The language of 11 U.S.C. § 523(c) and Fed.R.Bankr.P. 4007(c) and 9006(b) is clear that a complaint under 11 U.S.C. § 523(a)(2),(4),(6), and (15) must be filed during the prescribed sixty-day period. See Resolution Trust Corp. v. McKendry (In re McKendry), 40 F.3d 331, 336 (10th Cir. 1994) ("If claims of nondischargeability under § 523(c) are not brought within the sixty-day period, the debts are discharged."). Further, under Rule 4007(c) any request to extend the sixty-day time limit must be made prior to the expiration of the bar date, and Rule 9006(b)(3) prevents a court from enlarging the time to make such a request. Themy v. Yu (In re Themy), 6 F.3d 688, 689 (10th Cir. 1993).

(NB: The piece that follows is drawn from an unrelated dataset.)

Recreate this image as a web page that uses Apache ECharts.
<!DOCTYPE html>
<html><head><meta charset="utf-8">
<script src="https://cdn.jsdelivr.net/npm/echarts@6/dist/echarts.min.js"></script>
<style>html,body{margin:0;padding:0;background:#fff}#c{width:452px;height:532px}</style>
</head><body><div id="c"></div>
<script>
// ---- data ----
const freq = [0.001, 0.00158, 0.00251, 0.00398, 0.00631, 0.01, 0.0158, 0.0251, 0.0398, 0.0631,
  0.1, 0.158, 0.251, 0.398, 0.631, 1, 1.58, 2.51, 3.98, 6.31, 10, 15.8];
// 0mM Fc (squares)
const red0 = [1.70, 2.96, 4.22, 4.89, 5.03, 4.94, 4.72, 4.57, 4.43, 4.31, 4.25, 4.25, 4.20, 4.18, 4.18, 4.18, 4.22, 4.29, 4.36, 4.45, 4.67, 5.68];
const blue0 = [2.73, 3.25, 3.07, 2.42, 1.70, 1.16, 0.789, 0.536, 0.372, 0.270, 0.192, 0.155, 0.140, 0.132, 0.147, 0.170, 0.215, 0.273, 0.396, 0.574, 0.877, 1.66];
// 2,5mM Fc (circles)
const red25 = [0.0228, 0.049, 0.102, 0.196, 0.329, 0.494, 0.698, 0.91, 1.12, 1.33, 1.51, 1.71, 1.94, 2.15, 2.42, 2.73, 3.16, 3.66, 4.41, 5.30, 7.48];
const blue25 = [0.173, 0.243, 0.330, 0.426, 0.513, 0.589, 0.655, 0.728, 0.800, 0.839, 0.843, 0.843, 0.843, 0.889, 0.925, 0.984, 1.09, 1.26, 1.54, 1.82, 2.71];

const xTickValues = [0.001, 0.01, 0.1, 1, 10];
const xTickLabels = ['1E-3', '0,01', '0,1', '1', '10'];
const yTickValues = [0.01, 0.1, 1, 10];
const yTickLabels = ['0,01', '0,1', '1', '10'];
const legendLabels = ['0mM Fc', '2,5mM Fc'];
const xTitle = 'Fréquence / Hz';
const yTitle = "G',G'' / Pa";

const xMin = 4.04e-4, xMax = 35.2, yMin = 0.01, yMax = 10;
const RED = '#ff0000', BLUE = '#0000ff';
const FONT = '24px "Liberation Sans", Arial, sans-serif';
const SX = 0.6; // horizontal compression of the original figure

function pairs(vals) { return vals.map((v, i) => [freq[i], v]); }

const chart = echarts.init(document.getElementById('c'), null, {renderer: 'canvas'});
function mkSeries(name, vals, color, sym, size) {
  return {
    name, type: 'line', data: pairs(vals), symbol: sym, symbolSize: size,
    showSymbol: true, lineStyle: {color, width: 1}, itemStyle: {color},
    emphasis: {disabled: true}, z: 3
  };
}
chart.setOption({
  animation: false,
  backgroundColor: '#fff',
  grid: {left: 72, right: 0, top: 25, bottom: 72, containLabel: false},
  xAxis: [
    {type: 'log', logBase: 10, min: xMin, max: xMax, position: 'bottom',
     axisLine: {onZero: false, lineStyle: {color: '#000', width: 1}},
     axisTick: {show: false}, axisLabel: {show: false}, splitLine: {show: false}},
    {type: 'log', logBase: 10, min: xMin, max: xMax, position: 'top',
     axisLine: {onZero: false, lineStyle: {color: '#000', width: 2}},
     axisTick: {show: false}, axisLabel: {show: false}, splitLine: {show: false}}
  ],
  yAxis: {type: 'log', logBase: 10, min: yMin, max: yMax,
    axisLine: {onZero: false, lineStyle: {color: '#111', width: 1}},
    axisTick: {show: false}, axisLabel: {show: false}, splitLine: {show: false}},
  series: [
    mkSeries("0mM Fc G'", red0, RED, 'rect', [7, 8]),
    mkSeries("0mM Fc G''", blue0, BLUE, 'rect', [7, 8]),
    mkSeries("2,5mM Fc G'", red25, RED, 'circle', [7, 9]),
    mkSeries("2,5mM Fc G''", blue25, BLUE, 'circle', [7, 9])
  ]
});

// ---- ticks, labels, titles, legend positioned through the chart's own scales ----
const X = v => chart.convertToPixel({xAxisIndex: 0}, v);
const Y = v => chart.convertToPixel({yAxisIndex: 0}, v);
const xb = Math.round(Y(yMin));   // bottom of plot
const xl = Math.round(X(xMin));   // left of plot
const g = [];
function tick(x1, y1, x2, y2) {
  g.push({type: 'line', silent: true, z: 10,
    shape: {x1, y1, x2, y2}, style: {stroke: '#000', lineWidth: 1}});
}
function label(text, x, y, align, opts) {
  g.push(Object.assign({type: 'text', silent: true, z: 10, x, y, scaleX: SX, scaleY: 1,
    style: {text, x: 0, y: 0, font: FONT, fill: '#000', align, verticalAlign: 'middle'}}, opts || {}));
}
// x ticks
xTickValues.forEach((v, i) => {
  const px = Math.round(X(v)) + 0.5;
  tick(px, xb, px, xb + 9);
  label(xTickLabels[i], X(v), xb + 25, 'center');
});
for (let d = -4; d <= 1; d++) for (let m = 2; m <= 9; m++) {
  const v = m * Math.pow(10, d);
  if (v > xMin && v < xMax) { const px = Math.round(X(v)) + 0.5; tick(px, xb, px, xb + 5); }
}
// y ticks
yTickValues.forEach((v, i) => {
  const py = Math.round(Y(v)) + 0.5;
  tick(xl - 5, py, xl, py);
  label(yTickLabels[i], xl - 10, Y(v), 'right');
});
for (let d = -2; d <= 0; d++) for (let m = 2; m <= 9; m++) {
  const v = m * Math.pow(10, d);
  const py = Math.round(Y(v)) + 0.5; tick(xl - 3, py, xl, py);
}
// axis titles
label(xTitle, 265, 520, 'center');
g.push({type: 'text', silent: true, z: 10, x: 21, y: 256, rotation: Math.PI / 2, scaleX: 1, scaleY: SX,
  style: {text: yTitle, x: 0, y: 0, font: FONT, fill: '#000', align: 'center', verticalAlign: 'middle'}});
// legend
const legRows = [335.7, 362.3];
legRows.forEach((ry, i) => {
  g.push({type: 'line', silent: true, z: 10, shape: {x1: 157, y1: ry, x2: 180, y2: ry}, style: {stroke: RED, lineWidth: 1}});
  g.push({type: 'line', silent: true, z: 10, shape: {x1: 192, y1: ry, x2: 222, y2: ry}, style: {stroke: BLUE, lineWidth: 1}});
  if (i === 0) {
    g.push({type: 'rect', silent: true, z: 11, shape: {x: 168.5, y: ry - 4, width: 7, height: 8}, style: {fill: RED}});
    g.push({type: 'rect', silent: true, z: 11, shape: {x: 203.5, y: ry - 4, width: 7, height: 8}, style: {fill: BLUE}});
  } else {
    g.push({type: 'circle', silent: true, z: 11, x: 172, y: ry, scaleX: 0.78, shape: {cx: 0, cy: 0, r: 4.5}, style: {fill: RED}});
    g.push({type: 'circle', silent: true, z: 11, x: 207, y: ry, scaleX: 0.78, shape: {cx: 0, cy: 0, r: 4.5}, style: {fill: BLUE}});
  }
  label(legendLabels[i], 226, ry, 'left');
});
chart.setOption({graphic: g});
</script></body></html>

In Themy, the Tenth Circuit adopted a strict interpretation of the time limit of Rule 4007(c), and noted that 11 U.S.C. § 105(a) would permit an extension of the deadline only if a court needed to exercise its equitable powers to correct its own mistakes. Id. Specifically, the Tenth Circuit stated:
Rules 4004(a) and 4007(c) set a strict sixty-day time limit within which a creditor may dispute the discharge of the debtor and the dischargeability of debts. . . . Together, these rules prohibit a court from sua sponte extending the time in which to file dischargeability complaints. See Anwiler v. Patchett (In re Anwiler), 958 F.2d 925, 927 (9th Cir.), cert. denied, 506 U.S. 882, 113 S.Ct. 236, 121 L.Ed.2d 171 (1992). This circuit has strictly construed such deadlines, holding that a Chapter 7 creditor with actual notice of a bankruptcy is bound by the sixty-day limit even if no formal notice of the deadline is received. See Walker v. Wilde (In re Walker), 927 F.2d 1138, 1145 (10th Cir. 1991); Yukon Self Storage Fund v. Green (In re Green), 876 F.2d 854, 857 (10th Cir. 1989).
Id. Under these standards, Reverend Daniels has failed to show that he should be allowed an extension of time.
CONCLUSION
For these reasons, the order of the bankruptcy court is AFFIRMED.